The teams did not find out how the final polls had them ranked until they returned to their respective campuses. Colorado was the AP champion, with 39 first-place votes compared to 20 for Georgia Tech. But in a stunning reversal, Georgia Tech finished No. 1 in the UPI coaches’ poll — by one point. For the first time in UPI coaches’ poll history, the No. 1 team entering its final game did not finish No. 1 after a bowl victory.
Colorado players always suspected Nebraska coach Tom Osborne had changed his vote to Georgia Tech.

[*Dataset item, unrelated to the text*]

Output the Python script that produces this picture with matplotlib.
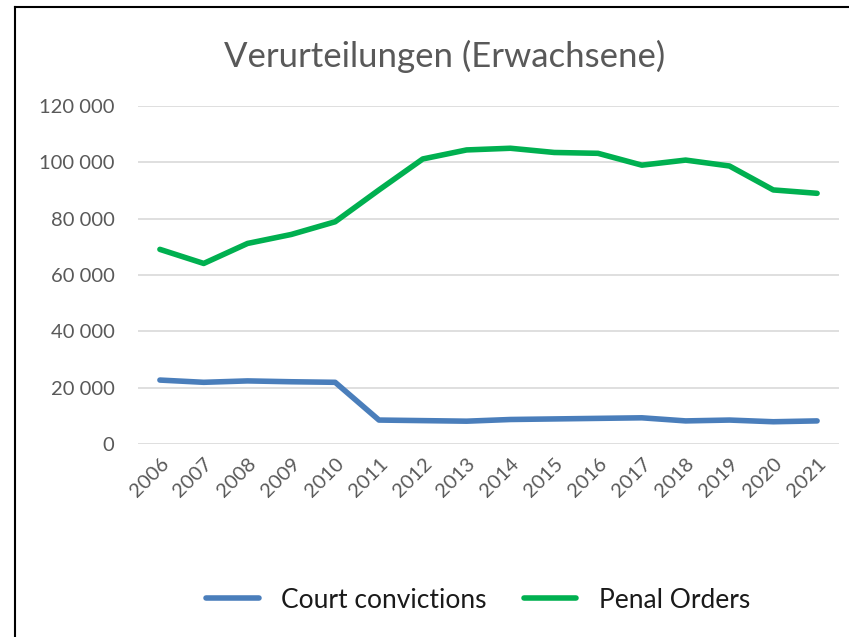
import matplotlib
matplotlib.use("Agg")
import matplotlib.pyplot as plt
from matplotlib.lines import Line2D
from matplotlib.ticker import FuncFormatter

plt.rcParams["font.family"] = ["Lato", "DejaVu Sans"]

years = [str(y) for y in range(2006, 2022)]
court_convictions = [22700, 21900, 22400, 22100, 21900, 8500, 8300, 8100,
                     8700, 8900, 9100, 9300, 8200, 8500, 7900, 8200]
penal_orders = [69100, 64100, 71200, 74400, 78900, 90200, 101200, 104400,
                105000, 103500, 103200, 99000, 100800, 98700, 90200, 89000]

blue = "#4A7EBB"
green = "#00B050"
grey_text = "#595959"

fig = plt.figure(figsize=(8.49, 6.37), dpi=100)
ax = fig.add_axes([138 / 849, 1 - 444 / 637, 701 / 849, 338 / 637])

x = range(len(years))
ax.plot(x, court_convictions, color=blue, linewidth=4, solid_capstyle="round",
        solid_joinstyle="round", label="Court convictions")
ax.plot(x, penal_orders, color=green, linewidth=4, solid_capstyle="round",
        solid_joinstyle="round", label="Penal Orders")

ax.set_xlim(-0.5, len(years) - 0.5)
ax.set_ylim(0, 120000)
ax.set_yticks(range(0, 120001, 20000))
ax.yaxis.set_major_formatter(FuncFormatter(lambda v, p: f"{int(v):,}".replace(",", " ")))
ax.set_xticks(list(x))
ax.set_xticklabels(years, rotation=45, ha="right", rotation_mode="anchor")
ax.tick_params(axis="both", length=0, labelsize=14.5, colors=grey_text)
ax.tick_params(axis="y", pad=17)
ax.tick_params(axis="x", pad=8)
ax.grid(axis="y", color="#D9D9D9", linewidth=1.2)
ax.set_axisbelow(True)
for s in ax.spines.values():
    s.set_visible(False)

fig.text(445 / 849, 1 - 56 / 637, "Verurteilungen (Erwachsene)", ha="center",
         va="center", fontsize=25, color=grey_text)

handles = [Line2D([], [], color=blue, linewidth=4, solid_capstyle="round"),
           Line2D([], [], color=green, linewidth=4, solid_capstyle="round")]
leg = fig.legend(handles, ["Court convictions", "Penal Orders"], loc="center",
                 bbox_to_anchor=(478 / 849, 1 - 600 / 637), ncol=2, frameon=False,
                 fontsize=19, handlelength=2.0, columnspacing=1.4, handletextpad=0.85)
for t in leg.get_texts():
    t.set_color("#1a1a1a")

# chart border (left and top edges visible)
fig.add_artist(Line2D([15 / 849, 15 / 849], [0, 1 - 7 / 637], color="black",
                      linewidth=1.5, transform=fig.transFigure))
fig.add_artist(Line2D([15 / 849, 1], [1 - 7 / 637, 1 - 7 / 637], color="black",
                      linewidth=1.5, transform=fig.transFigure))

fig.savefig("out.png", dpi=100)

Osborne admitted for the first time this week that he did in fact do that, telling USA Today he changed his vote for two reasons: the Fifth-Down Game, and the fact that Georgia Tech beat Nebraska more handily than Colorado.
“That was extremely disappointing, that our rival and our fellow conference member did that,” Johnson said. “We went into Lincoln under extremely hostile conditions to win that football game that propelled us to the national championship. I thought for someone who was, by all accounts, an extremely classy man, that was one of the most classless things I’ve experienced.”

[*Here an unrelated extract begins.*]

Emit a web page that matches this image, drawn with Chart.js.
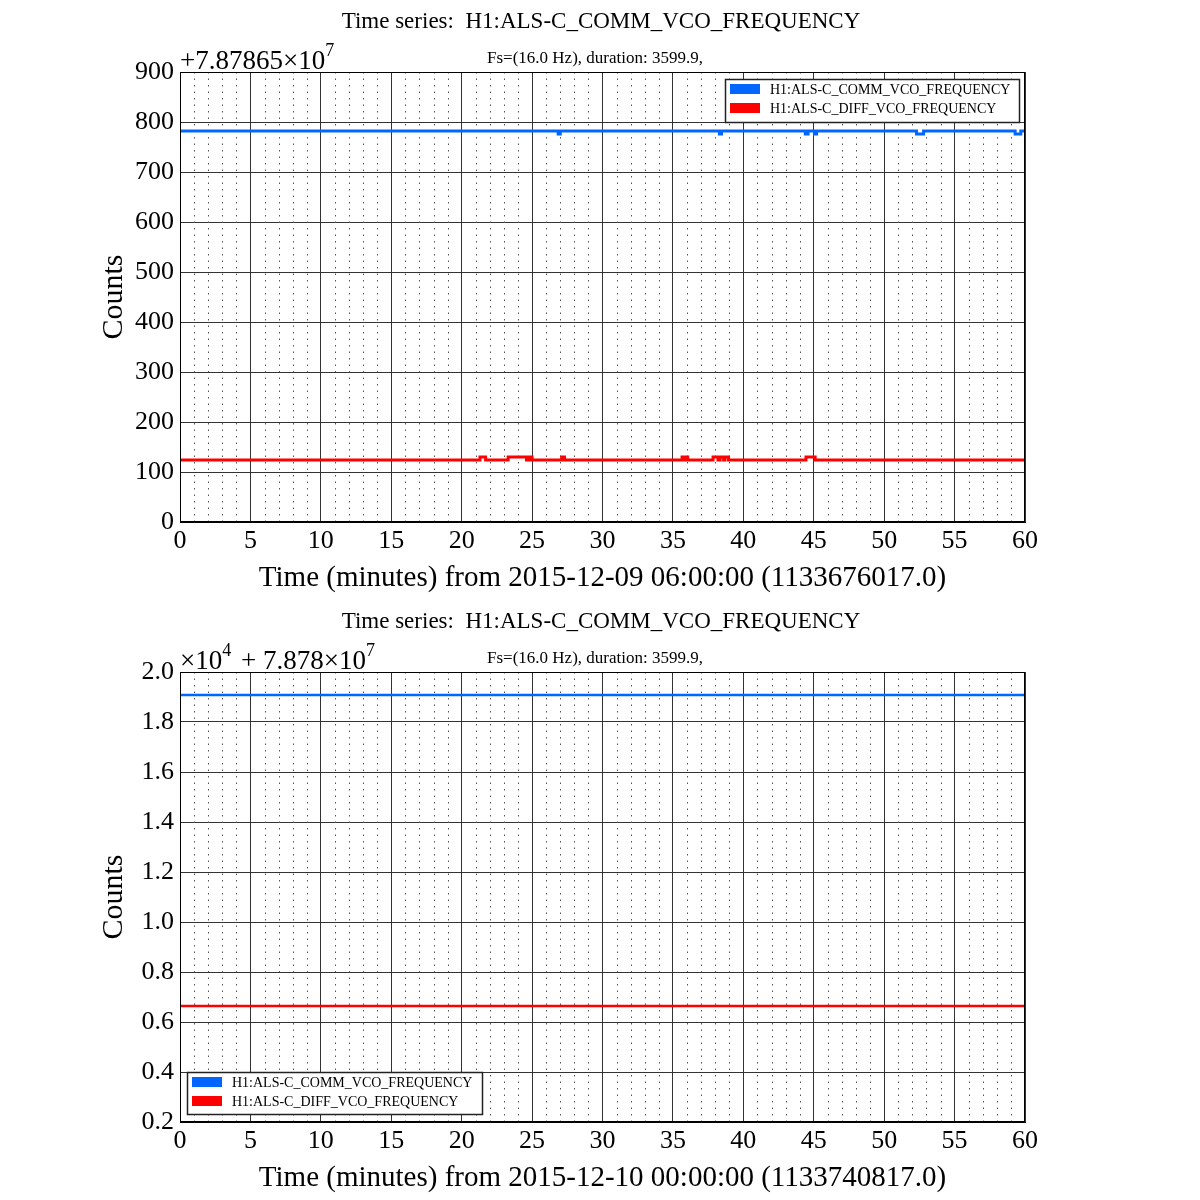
<!DOCTYPE html>
<html>
<head>
<meta charset="utf-8">
<script src="https://cdn.jsdelivr.net/npm/chart.js@4.4.0/dist/chart.umd.min.js"></script>
<style>
  body { margin: 0; background: #fff; }
  .panel { position: absolute; left: 0; width: 1200px; height: 600px; }
</style>
</head>
<body>
<div class="panel" style="top:0"><canvas id="topChart" width="1200" height="600"></canvas></div>
<div class="panel" style="top:600px"><canvas id="bottomChart" width="1200" height="600"></canvas></div>
<script>
// Channel names
const commLabel = 'H1:ALS-C_COMM_VCO_FREQUENCY';
const diffLabel = 'H1:ALS-C_DIFF_VCO_FREQUENCY';

// Top panel (2015-12-09 06:00), values relative to +7.87865e7
const topCommTimes  = [0, 26.85, 27.0, 38.3, 38.45, 44.4, 44.6, 45.05, 45.2, 52.3, 52.8, 59.3, 59.7, 60];
const topCommValues = [782, 776, 782, 776, 782, 776, 782, 776, 782, 776, 782, 776, 782, 782];
const topDiffTimes  = [0, 21.3, 21.7, 23.3, 24.6, 24.8, 25.0, 27.1, 27.3, 35.65, 35.75, 35.95, 36.05,
                       37.85, 38.2, 38.35, 38.6, 38.7, 38.95, 44.45, 45.1, 60];
const topDiffValues = [124, 130, 124, 130, 124, 130, 124, 130, 124, 130, 124, 130, 124,
                       130, 124, 130, 124, 130, 124, 130, 124, 124];

// Bottom panel (2015-12-10 00:00), values in units of 1e4, relative to +7.878e7
const bottomCommTimes  = [0, 60];
const bottomCommValues = [1.908, 1.908];
const bottomDiffTimes  = [0, 60];
const bottomDiffValues = [0.664, 0.664];

const serif = "'Liberation Serif', 'DejaVu Serif', serif";
const blue = '#0066ff';
const red = '#ff0000';

function series(times, values) {
    return times.map((t, i) => ({ x: t, y: values[i] }));
}

// draws title, offset text, dotted minor grid, legend and frame
const decor = {
    id: 'decor',
    beforeDatasetsDraw(chart) {
        const ctx = chart.ctx;
        const xs = chart.scales.x;
        const area = chart.chartArea;
        ctx.save();
        ctx.strokeStyle = '#555';
        ctx.lineWidth = 1;
        ctx.setLineDash([1.5, 5]);
        for (let m = 1; m < 60; m++) {
            if (m % 5 === 0) continue;
            const px = Math.round(xs.getPixelForValue(m)) + 0.5;
            ctx.beginPath();
            ctx.moveTo(px, area.top);
            ctx.lineTo(px, area.bottom);
            ctx.stroke();
        }
        ctx.restore();
    },
    afterDraw(chart, args, opts) {
        const ctx = chart.ctx;
        const area = chart.chartArea;
        ctx.save();
        ctx.fillStyle = '#000';
        ctx.textBaseline = 'alphabetic';

        // title
        ctx.font = '23px ' + serif;
        ctx.textAlign = 'center';
        ctx.fillText('Time series:  ' + commLabel, 601, 28);

        // Fs text
        ctx.font = '17px ' + serif;
        ctx.textAlign = 'left';
        ctx.fillText('Fs=(16.0 Hz), duration: 3599.9,', 487, 63);

        // offset text pieces: [text, superscript?]
        let x = area.left;
        opts.offset.forEach(([txt, sup]) => {
            ctx.font = (sup ? '18px ' : '27px ') + serif;
            ctx.fillText(txt, x, sup ? 56 : 69);
            x += ctx.measureText(txt).width + (sup ? 3 : 0);
        });

        // frame
        ctx.strokeStyle = '#000';
        ctx.lineWidth = 1;
        ctx.strokeRect(area.left + 0.5, area.top + 0.5, area.right - area.left - 1, area.bottom - area.top - 1);

        // legend
        const lg = opts.legend;
        ctx.fillStyle = '#fff';
        ctx.fillRect(lg.x, lg.y, lg.w, lg.h);
        ctx.strokeStyle = '#222';
        ctx.lineWidth = 1.5;
        ctx.strokeRect(lg.x + 0.5, lg.y + 0.5, lg.w, lg.h);
        ctx.font = '14px ' + serif;
        chart.data.datasets.forEach((ds, i) => {
            const ry = lg.y + 5 + i * 19;
            ctx.fillStyle = ds.borderColor;
            ctx.fillRect(lg.x + 5, ry, 30, 10);
            ctx.fillStyle = '#000';
            ctx.fillText(ds.label, lg.x + 45, ry + 10);
        });
        ctx.restore();
    }
};

function makeChart(id, cfg) {
    return new Chart(document.getElementById(id), {
        type: 'line',
        data: {
            datasets: [
                { label: commLabel, data: series(cfg.commTimes, cfg.commValues), borderColor: blue,
                  backgroundColor: blue, borderWidth: cfg.lineWidth, pointRadius: 0, stepped: true, fill: false },
                { label: diffLabel, data: series(cfg.diffTimes, cfg.diffValues), borderColor: red,
                  backgroundColor: red, borderWidth: cfg.lineWidth, pointRadius: 0, stepped: true, fill: false }
            ]
        },
        options: {
            responsive: false,
            animation: false,
            layout: { padding: { top: 72, right: 175, bottom: 0, left: 0 } },
            plugins: {
                legend: { display: false },
                tooltip: { enabled: false },
                decor: { offset: cfg.offset, legend: cfg.legend }
            },
            scales: {
                x: {
                    type: 'linear', min: 0, max: 60,
                    ticks: { stepSize: 5, padding: 4, color: '#000', font: { family: serif, size: 26 } },
                    grid: { color: '#333', drawTicks: false },
                    border: { display: true, color: '#000' },
                    title: { display: true, text: cfg.xTitle, color: '#000',
                             font: { family: serif, size: 29 }, padding: { top: 0, bottom: 4 } },
                    afterFit(scale) { scale.height = 78; }
                },
                y: {
                    min: cfg.yMin, max: cfg.yMax,
                    ticks: { stepSize: cfg.yStep, padding: 6, color: '#000', font: { family: serif, size: 26 },
                             callback: cfg.yFormat },
                    grid: { color: '#333', drawTicks: false },
                    border: { display: true, color: '#000' },
                    title: { display: true, text: 'Counts', color: '#000',
                             font: { family: serif, size: 30 }, padding: { top: 96, bottom: 0 } },
                    afterFit(scale) { scale.width = 180; }
                }
            }
        },
        plugins: [decor]
    });
}

makeChart('topChart', {
    commTimes: topCommTimes, commValues: topCommValues,
    diffTimes: topDiffTimes, diffValues: topDiffValues,
    yMin: 0, yMax: 900, yStep: 100,
    yFormat: v => String(v),
    lineWidth: 3,
    xTitle: 'Time (minutes) from 2015-12-09 06:00:00 (1133676017.0)',
    offset: [['+7.87865\u00d710', false], ['7', true]],
    legend: { x: 725, y: 79, w: 294, h: 43 }
});

makeChart('bottomChart', {
    commTimes: bottomCommTimes, commValues: bottomCommValues,
    diffTimes: bottomDiffTimes, diffValues: bottomDiffValues,
    yMin: 0.2, yMax: 2.0, yStep: 0.2,
    yFormat: v => v.toFixed(1),
    lineWidth: 2.5,
    xTitle: 'Time (minutes) from 2015-12-10 00:00:00 (1133740817.0)',
    offset: [['\u00d710', false], ['4', true], [' + 7.878\u00d710', false], ['7', true]],
    legend: { x: 187, y: 472, w: 295, h: 42 }
});
</script>
</body>
</html>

Without a unanimous champion, the question over who was better that season rages on. Neither team visited the White House, but Swilling said he and his teammates secretly wished they could have settled the debate with a game in the Rose Garden.
After his college career, Bieniemy was drafted by the San Diego Chargers in 1991. The following year, the Chargers hired Georgia Tech coach Bobby Ross.
“I used to argue with him all the time,” Bieniemy says. “I’m going to say this out loud. I would say, ‘We would have kicked y’all’s ass.'”
Now 35 years later, the two teams finally get their long-anticipated meeting. And it is all thanks to Colorado athletic director Rick George, who was the assistant athletic director for football operations at Colorado in 1990. About a decade ago, George made a call to someone he knew at Georgia Tech and said simply: “We should play a game.”
The series was announced in 2016, and George specifically chose 2025 as the first game in the home-and-home, knowing it was the 35-year anniversary of their championship(s).
“I just thought it would be fun and good for both schools, and it would be a good game that people would have a lot of interest in,” George says. “It’s a great opportunity to showcase what we both accomplished in that year.”
Memories of their shared … uh … championship season are never far from the minds of the players and coaches who experienced it. After all, that was the last national championship each school has won.
But with renewed interest in Colorado and coach Deion Sanders, and rising expectations around Georgia Tech in Year 3 under Brent Key, their game Friday has turned into must-see TV. Their shared history is just a cherry on top.
“This is an opportunity for us to have a lot of get back, a lot of talk, a lot of pride and passion, winning that game,” Hagan said. “Over the years, they’ve said what they’ve said. We’ve said what we’ve said. Now someone’s going to be able to win the game.”